### REQUEST
Reproduce the listing word for word. Skip any image.

=== GIVEN MATERIAL ===

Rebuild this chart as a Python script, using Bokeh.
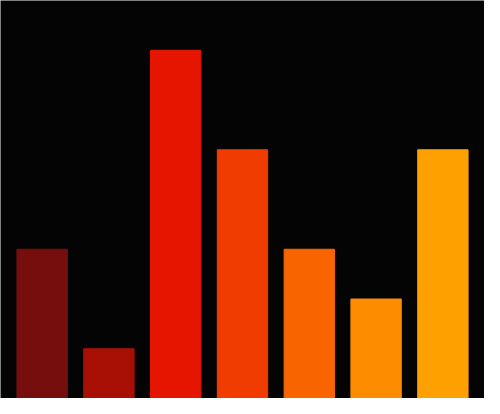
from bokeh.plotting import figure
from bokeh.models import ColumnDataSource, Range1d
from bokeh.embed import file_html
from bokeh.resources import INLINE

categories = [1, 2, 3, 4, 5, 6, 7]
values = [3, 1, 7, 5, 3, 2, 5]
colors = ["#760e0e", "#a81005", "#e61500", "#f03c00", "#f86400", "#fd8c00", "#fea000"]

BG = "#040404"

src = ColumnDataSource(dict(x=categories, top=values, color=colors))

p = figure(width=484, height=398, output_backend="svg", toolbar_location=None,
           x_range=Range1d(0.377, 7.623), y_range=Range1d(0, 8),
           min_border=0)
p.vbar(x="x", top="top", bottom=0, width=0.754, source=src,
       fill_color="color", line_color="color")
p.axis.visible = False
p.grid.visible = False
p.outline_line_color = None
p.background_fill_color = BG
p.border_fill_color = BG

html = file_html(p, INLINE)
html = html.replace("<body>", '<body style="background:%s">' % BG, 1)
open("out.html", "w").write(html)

===

### WRITTEN REPLY
Rebuild this chart as a Python script, using Bokeh.
from bokeh.plotting import figure
from bokeh.models import ColumnDataSource, Range1d
from bokeh.embed import file_html
from bokeh.resources import INLINE

categories = [1, 2, 3, 4, 5, 6, 7]
values = [3, 1, 7, 5, 3, 2, 5]
colors = ["#760e0e", "#a81005", "#e61500", "#f03c00", "#f86400", "#fd8c00", "#fea000"]

BG = "#040404"

src = ColumnDataSource(dict(x=categories, top=values, color=colors))

p = figure(width=484, height=398, output_backend="svg", toolbar_location=None,
           x_range=Range1d(0.377, 7.623), y_range=Range1d(0, 8),
           min_border=0)
p.vbar(x="x", top="top", bottom=0, width=0.754, source=src,
       fill_color="color", line_color="color")
p.axis.visible = False
p.grid.visible = False
p.outline_line_color = None
p.background_fill_color = BG
p.border_fill_color = BG

html = file_html(p, INLINE)
html = html.replace("<body>", '<body style="background:%s">' % BG, 1)
open("out.html", "w").write(html)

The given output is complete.